Well, with my Fox Mulder hat on, I'd say that encoding information like the time and date printed & the serial number of the machine has more to do with tracking people who print stuff the government doesn't want you to read. After all, intaglio printing doesn't even feel remotely like offset, let alone all of the other simple counterfeit detection techniques.

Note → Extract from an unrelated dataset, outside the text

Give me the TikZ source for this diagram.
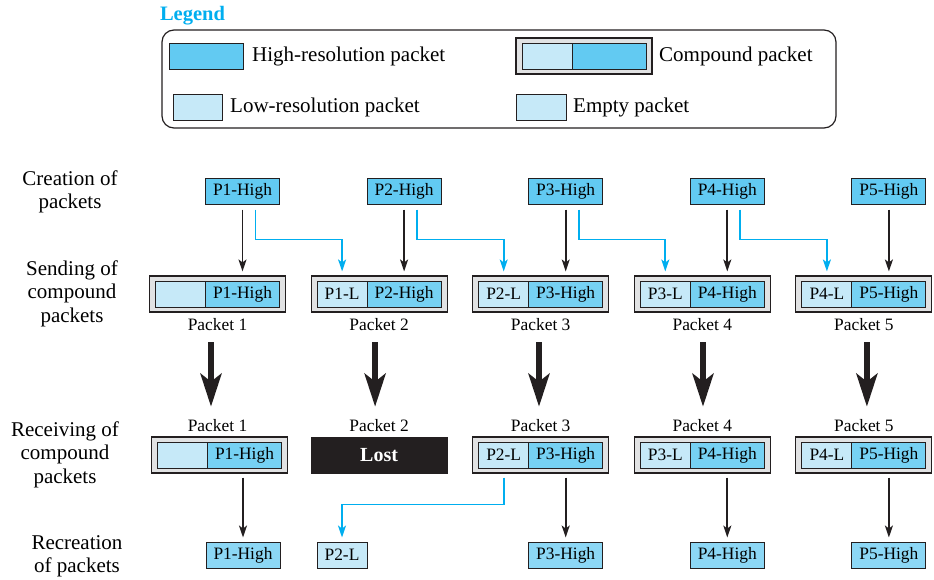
\documentclass[tikz,border=0pt]{standalone}
\usepackage{fontspec}
\setmainfont{Liberation Serif}
\usetikzlibrary{calc,arrows.meta}
\definecolor{ink}{HTML}{231F20}
\definecolor{hiA}{HTML}{62CAF2}
\definecolor{hiB}{HTML}{76D1F3}
\definecolor{hiC}{HTML}{8CD7F5}
\definecolor{loC}{HTML}{C6E9F8}
\definecolor{grayC}{HTML}{E1E2E3}
\definecolor{cyanC}{HTML}{00AEEF}
\newcommand\pktfont{\fontsize{17.4}{20}\selectfont}
\newcommand\bigfont{\fontsize{21}{23.5}\selectfont}
\newcommand\mkcpd[6]{%
  \node[outerbox] (#1) at (#2,#3) {};
  \node[lobox] (#1-lo) at ($(#1.center)+(-37,0)$) {#4};
  \node[hibox, fill=#6] (#1-hi) at ($(#1.center)+(25,0)$) {#5};
}
\begin{document}
\begin{tikzpicture}[x=1pt,y=-1pt,
  box/.style={draw=ink, line width=1pt, inner sep=0pt, minimum height=26pt, font=\pktfont},
  hibox/.style={box, fill=hiA, minimum width=74pt},
  lobox/.style={box, fill=loC, minimum width=50pt},
  outerbox/.style={draw=ink, line width=1.1pt, fill=grayC, minimum width=136pt, minimum height=36pt, inner sep=0pt},
  lostbox/.style={draw=ink, line width=1pt, fill=ink, minimum width=136pt, minimum height=36pt, inner sep=0pt, text=white, font=\bfseries\fontsize{20}{22}\selectfont},
  pktlab/.style={inner sep=0pt, font=\pktfont},
  rowlab/.style={inner sep=0pt, align=center, font=\bigfont},
  legtext/.style={inner sep=0pt, anchor=west, font=\bigfont},
  arr/.style={draw=ink, line width=1.7pt, -{Stealth[length=12pt,width=8pt,inset=3pt]}},
  bluearr/.style={draw=cyanC, line width=1.7pt, -{Stealth[length=12pt,width=8pt,inset=3pt]}},
  bigarr/.style={draw=ink, line width=5.5pt, -{Stealth[length=33pt,width=21pt,inset=8pt]}}
]
\useasboundingbox (0,0) rectangle (934,579);

% Legend
\node[inner sep=0pt, text=cyanC, font=\bfseries\fontsize{20.5}{24}\selectfont] (legtitle) at (192.5,16) {Legend};
\node[draw=ink, line width=1.2pt, rounded corners=12pt, minimum width=674pt, minimum height=98pt, inner sep=0pt] (legbox) at (499,79) {};
\node[hibox] (lgh) at (206,56) {};
\node[legtext] (lgtx1) at (252,56) {High-resolution packet};
\mkcpd{lgc}{584}{56}{}{}{hiA}
\node[legtext] (lgtx2) at (659,56) {Compound packet};
\node[lobox, minimum width=49pt] (lgl) at (197.5,107.5) {};
\node[legtext] (lgtx3) at (230,107.5) {Low-resolution packet};
\node[lobox] (lge) at (541,107.5) {};
\node[legtext] (lgtx4) at (573,107.5) {Empty packet};

% Row labels
\node[rowlab] (row1) at (70,192) {Creation of\\packets};
\node[rowlab] (row2) at (72,293.5) {Sending of\\compound\\packets};
\node[rowlab] (row3) at (65,454.5) {Receiving of\\compound\\packets};
\node[rowlab] (row4) at (77,556.5) {Recreation\\of packets};

% Creation and sending
\foreach \i/\X/\lo in {1/217.5/{},2/379.1/P1-L,3/540.7/P2-L,4/702.3/P3-L,5/863.9/P4-L}{
  \node[hibox] (c\i) at (\X+25,191) {P\i-High};
  \mkcpd{s\i}{\X}{294}{\lo}{P\i-High}{hiB}
  \node[pktlab] (sp\i) at (\X,325) {Packet \i};
  \node[pktlab] (rp\i) at (\X,426) {Packet \i};
  \draw[arr] ($(c\i.south)+(0,5)$) -- ($(s\i.north -| c\i.south)+(0,-4)$);
}
\foreach \i/\j in {1/2,2/3,3/4,4/5}{
  \draw[bluearr] ($(c\i.south)+(13,5)$) -- ++(0,30) -| ($(s\j.north -| s\j-lo.center)+(0,-4)$);
}
% big arrows
\foreach \i/\o in {1/-6.5,2/-4,3/-1.7,4/0.7,5/3}{
  \draw[bigarr] ($(sp\i.south)+(\o,11)$) -- ($(rp\i.north)+(\o,-13)$);
}

% Receiving
\mkcpd{r1}{219.5}{455}{}{P1-High}{hiB}
\node[lostbox] (r2) at (379.1,455) {Lost};
\mkcpd{r3}{540.7}{455}{P2-L}{P3-High}{hiB}
\mkcpd{r4}{702.3}{455}{P3-L}{P4-High}{hiB}
\mkcpd{r5}{863.9}{455}{P4-L}{P5-High}{hiB}

% Recreation
\node[hibox, fill=hiC] (t1) at (243,555) {P1-High};
\node[lobox] (t2) at (342,555) {P2-L};
\node[hibox, fill=hiC] (t3) at (565.7,555) {P3-High};
\node[hibox, fill=hiC] (t4) at (727.3,555) {P4-High};
\node[hibox, fill=hiC] (t5) at (888.9,555) {P5-High};

\foreach \i in {1,3,4,5}{
  \draw[arr] ($(r\i.south -| t\i.north)+(0,4)$) -- ($(t\i.north)+(0,-4)$);
}
\draw[bluearr] ($(r3.south -| r3-lo.center)+(0,4)$) -- ++(0,27) -| ($(t2.north)+(0,-4)$);
\end{tikzpicture}
\end{document}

However, when not in "conspiracy nut" mode, I have to say that people seem pretty easy to fool. I watched a documentary a while back about the police busting "the biggest counterfeiting gang" in the UK. They had footage of the criminal's "high tech equipment" which looked suspiciously like a tatty old Ryobi 512 in a ratty old shed. I wouldn't have suspected them capable of getting the colour right on the church newsletter, but apparently they'd printed "millions of pounds" worth of high quality notes. Maybe people really are daft enough to not notice photocopied bank notes!
 
As others have said, a digital print is quite obvious. I've never seen a glossy $100.00 bill, but then again who else has seen the toner cracking off currency. I guess you all didn't hear about the guy that tried passing a $1 Million Dollar bill at Wal-mart? The Smoking Gun: Archive someone is always going to try and do something stupid when they think they can get away from it.
 
It's a code for the serial number of the machine. If you try to pint counterfeit money they can trace it back to you.
 
I can appreciate the idea, but it is a bit unfortunate that on my new docucolor I can see the xerox yellow dot pattern in the prints with my naked eye. They are especially visible when printing with enhanced gloss mode on gloss stock it seems.